Four days is pretty early for force carbing at 11-12psi in my limited experience. usually the folks that force carb start at like 30psi for the first day and then ~20psi on day two, and then drop to servign pressure and wait a coupel more days.

Can't be much more help, I nat carb in kegs on priming sugar and wait the three weeks.
 
Let them sit for 17 more days. They will be kegged perfectly. You are putting them at "set and forget" pressure so you need to set it and forget the kegs for a while.

I wondered when I started kegging how much shorter the conditiong period would be for me to get well rested and carbed beer. I was surprised to find out that it took the same exact three weeks that bottle conditioning takes.

Yes you can set the pressure at 30 lbs for 24 hours and shake the crap out of the keg a few times over the course of that time but what you end up with in my opinion is carbed green beer. But it will be carbed. Since these are your first kegs I know you are anxious to try out the new system so by all means try this force carbing but be prepared for some see sawing as you overshoot the carb and then undershoot on the way to perfectly carbed beer.
 
Sounds perfectly normal. I kegged a cream ale last week. 4 days flat, then by 6 days it was nicely carbonated with a nice head. I had it set to about 10-12 for the whole time.

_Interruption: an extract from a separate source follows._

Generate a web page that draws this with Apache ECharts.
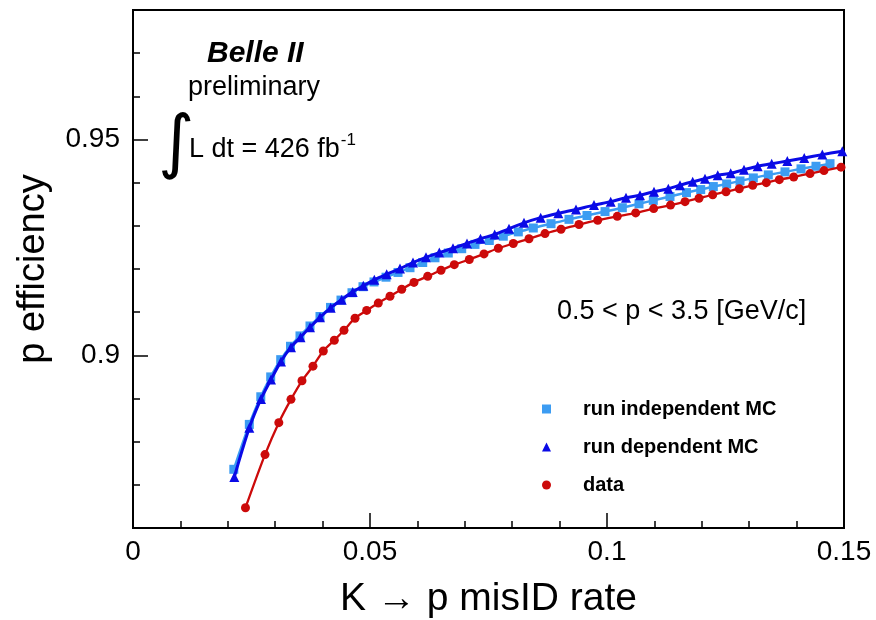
<!DOCTYPE html>
<html>
<head>
<meta charset="utf-8">
<script src="https://cdn.jsdelivr.net/npm/echarts@6/dist/echarts.min.js"></script>
<style>
  html, body { margin: 0; padding: 0; background: #fff; }
  #chart { width: 876px; height: 620px; }
</style>
</head>
<body>
<div id="chart"></div>
<script>
// K -> p misID rate (x) versus proton efficiency (y)
const indepMisID = [0.02127,0.02454,0.02696,0.02905,0.03116,0.03323,0.03523,0.03734,0.03945,0.04167,0.04388,0.04620,0.04852,0.05084,0.05338,0.05591,0.05844,0.06112,0.06371,0.06652,0.06935,0.07215,0.07517,0.07812,0.08129,0.08445,0.08819,0.09198,0.09578,0.09958,0.10323,0.10675,0.10977,0.11329,0.11677,0.11977,0.12243,0.12525,0.12806,0.13087,0.13403,0.13755,0.14093,0.14409,0.14705];
const indepEff   = [0.8736,0.8840,0.8904,0.8950,0.8990,0.9021,0.9045,0.9068,0.9090,0.9111,0.9128,0.9145,0.9159,0.9170,0.9181,0.9192,0.9203,0.9215,0.9226,0.9237,0.9247,0.9257,0.9266,0.9276,0.9286,0.9295,0.9305,0.9315,0.9324,0.9333,0.9342,0.9351,0.9359,0.9368,0.9377,0.9384,0.9391,0.9397,0.9404,0.9411,0.9418,0.9425,0.9432,0.9438,0.9444];

const depMisID = [0.02137,0.02454,0.02700,0.02911,0.03122,0.03333,0.03534,0.03734,0.03945,0.04171,0.04403,0.04635,0.04859,0.05091,0.05352,0.05633,0.05907,0.06181,0.06462,0.06751,0.07046,0.07331,0.07631,0.07932,0.08249,0.08601,0.08973,0.09346,0.09726,0.10078,0.10401,0.10696,0.10992,0.11293,0.11540,0.11808,0.12068,0.12336,0.12610,0.12890,0.13179,0.13475,0.13804,0.14162,0.14542,0.14964];
const depEff   = [0.8718,0.8832,0.8899,0.8944,0.8986,0.9019,0.9042,0.9065,0.9088,0.9110,0.9129,0.9147,0.9161,0.9175,0.9188,0.9201,0.9215,0.9227,0.9238,0.9248,0.9259,0.9270,0.9280,0.9293,0.9307,0.9319,0.9329,0.9338,0.9348,0.9356,0.9365,0.9371,0.9379,0.9386,0.9394,0.9402,0.9409,0.9417,0.9422,0.9430,0.9438,0.9444,0.9450,0.9457,0.9465,0.9473];

const dataMisID = [0.02373,0.02785,0.03076,0.03333,0.03565,0.03797,0.04015,0.04247,0.04451,0.04684,0.04930,0.05175,0.05422,0.05669,0.05928,0.06217,0.06498,0.06778,0.07095,0.07405,0.07707,0.08023,0.08354,0.08692,0.09030,0.09409,0.09804,0.10217,0.10605,0.10985,0.11340,0.11646,0.11941,0.12230,0.12511,0.12791,0.13074,0.13361,0.13635,0.13939,0.14283,0.14578,0.14937];
const dataEff   = [0.8647,0.8770,0.8844,0.8898,0.8941,0.8975,0.9010,0.9035,0.9058,0.9086,0.9104,0.9121,0.9137,0.9153,0.9169,0.9183,0.9197,0.9210,0.9222,0.9235,0.9248,0.9259,0.9270,0.9282,0.9292,0.9303,0.9313,0.9322,0.9330,0.9340,0.9348,0.9356,0.9364,0.9372,0.9379,0.9386,0.9394,0.9400,0.9407,0.9413,0.9421,0.9428,0.9436];

const seriesNames = ['run independent MC', 'run dependent MC', 'data'];
const xTickLabels = [0, 0.05, 0.1, 0.15];
const yTickLabels = [0.9, 0.95];

const pairs = (xs, ys) => xs.map((x, i) => [x, ys[i]]);

const FONT = '"Liberation Sans", Arial, Helvetica, sans-serif';
const chart = echarts.init(document.getElementById('chart'), null, { renderer: 'canvas' });

chart.setOption({
  backgroundColor: '#ffffff',
  animation: false,
  grid: {
    left: 133, right: 32, top: 10, bottom: 92,
    outerBoundsMode: 'none', containLabel: false,
    show: true, borderColor: '#000', borderWidth: 2, backgroundColor: 'transparent'
  },
  xAxis: {
    type: 'value', min: 0, max: 0.15, interval: 0.05,
    name: 'K \u2192 p misID rate', nameLocation: 'middle', nameGap: 52,
    nameTextStyle: { fontFamily: FONT, fontSize: 39, color: '#000' },
    axisLine: { lineStyle: { color: '#000', width: 2 } },
    axisTick: { inside: true, length: 15, lineStyle: { color: '#000', width: 1.5 } },
    minorTick: { show: true, splitNumber: 5, length: 7, lineStyle: { color: '#000', width: 1.5 } },
    axisLabel: {
      customValues: xTickLabels,
      fontFamily: FONT, fontSize: 28, color: '#000', margin: 10,
      formatter: v => String(+v.toFixed(2))
    },
    splitLine: { show: false }, minorSplitLine: { show: false }
  },
  yAxis: [
    {
      type: 'value', min: 0.86, max: 0.98, interval: 0.01, position: 'left',
      name: 'p efficiency', nameLocation: 'middle', nameGap: 80,
      nameTextStyle: { fontFamily: FONT, fontSize: 38, color: '#000' },
      axisLine: { lineStyle: { color: '#000', width: 2 } },
      axisTick: { inside: true, length: 7, lineStyle: { color: '#000', width: 1.5 } },
      axisLabel: { show: false },
      splitLine: { show: false }
    },
    {
      type: 'value', min: 0.86, max: 0.98, position: 'left', offset: 0,
      axisLine: { show: false },
      axisTick: { show: true, inside: true, length: 15, customValues: yTickLabels,
                  lineStyle: { color: '#000', width: 1.5 } },
      axisLabel: {
        customValues: yTickLabels,
        fontFamily: FONT, fontSize: 28, color: '#000', margin: 13,
        formatter: v => String(+v.toFixed(2))
      },
      splitLine: { show: false }
    }
  ],
  legend: {
    orient: 'vertical', left: 537, top: 394, itemGap: 18,
    itemWidth: 9, itemHeight: 9,
    textStyle: { fontFamily: FONT, fontSize: 20, fontWeight: 'bold', color: '#000', padding: [0, 0, 0, 27] },
    data: [
      { name: seriesNames[0], icon: 'rect' },
      { name: seriesNames[1], icon: 'triangle' },
      { name: seriesNames[2], icon: 'circle' }
    ]
  },
  series: [
    {
      name: seriesNames[0], type: 'line', smooth: 0.3, yAxisIndex: 0,
      data: pairs(indepMisID, indepEff),
      symbol: 'rect', symbolSize: 9,
      itemStyle: { color: '#3c9cf2' },
      lineStyle: { color: '#3c9cf2', width: 2.5 }, z: 2
    },
    {
      name: seriesNames[1], type: 'line', smooth: 0.3, yAxisIndex: 0,
      data: pairs(depMisID, depEff),
      symbol: 'triangle', symbolSize: 10,
      itemStyle: { color: '#0a0ae6' },
      lineStyle: { color: '#0a0ae6', width: 3 }, z: 3
    },
    {
      name: seriesNames[2], type: 'line', smooth: 0.3, yAxisIndex: 0,
      data: pairs(dataMisID, dataEff),
      symbol: 'circle', symbolSize: 9,
      itemStyle: { color: '#cc0a0a' },
      lineStyle: { color: '#cc0a0a', width: 2.3 }, z: 4
    }
  ],
  graphic: [
    { type: 'text', left: 207, top: 39,
      style: { text: 'Belle II', font: 'italic bold 30px ' + FONT, fill: '#000' } },
    { type: 'text', left: 188, top: 74,
      style: { text: 'preliminary', font: '27px ' + FONT, fill: '#000' } },
    { type: 'text', left: 158, top: 112,
      style: { text: '\u222B', font: '70px "DejaVu Sans", ' + FONT, fill: '#000' } },
    { type: 'text', left: 189, top: 132,
      style: {
        text: '{m|L dt = 426 fb}{s|-1}',
        rich: {
          m: { font: '27px ' + FONT, fill: '#000', verticalAlign: 'bottom' },
          s: { font: '17px ' + FONT, fill: '#000', verticalAlign: 'top', padding: [0, 0, 14, 1] }
        }
      } },
    { type: 'text', left: 557, top: 298,
      style: { text: '0.5 < p < 3.5 [GeV/c]', font: '27px ' + FONT, fill: '#000' } }
  ]
});
</script>
</body>
</html>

Ideally you should leave it at least a week if you use the "set and leave" method.
 
OK, thanks guys. I was under the impression that after 3 days it should be adjusted to the pressure given, good to know that everything is normal. When I hit the tap, it comes out, no real foam to speak of...but we are talking about a sorghum beer and an apfelwein, so I think that's OK.

Checked the temp, checked the PSI, guess I will just wait. =) Thanks again.
Derek
 
Thanks for reminding me of that graph Bobby. I remember reading that thread when I first starting kegging, before I had any empirical evidence of my own.

I distinctly remember thinking "nah, can't take 3 weeks for the beer to reach its peak" :)

So now I've kegged right around 20 batches and I am actually still a little surprised each time when the beer starts to be okay at the end of week one but just not quite right. Then I start to worry that maybe I brewed a less than stellar batch. It then continues like this until, magically it seems, right at day 20-21 I pull a pint and it is perfect.
 
It really doesn't matter how long you've been brewing or how disciplined you think you are. You will taste your beer too soon. You will worry that it's not going to age out well. You will be surprised how good it got with a little time. Beer that is burst carbed has a lot of carbonic acid bite to it also. It's just better to lay off it. Some people don't care about it, but I don't get that mentality. Presumably people homebrew to get the best possible beer out of the deal. If you half ass it, you might as well buy Natural Light.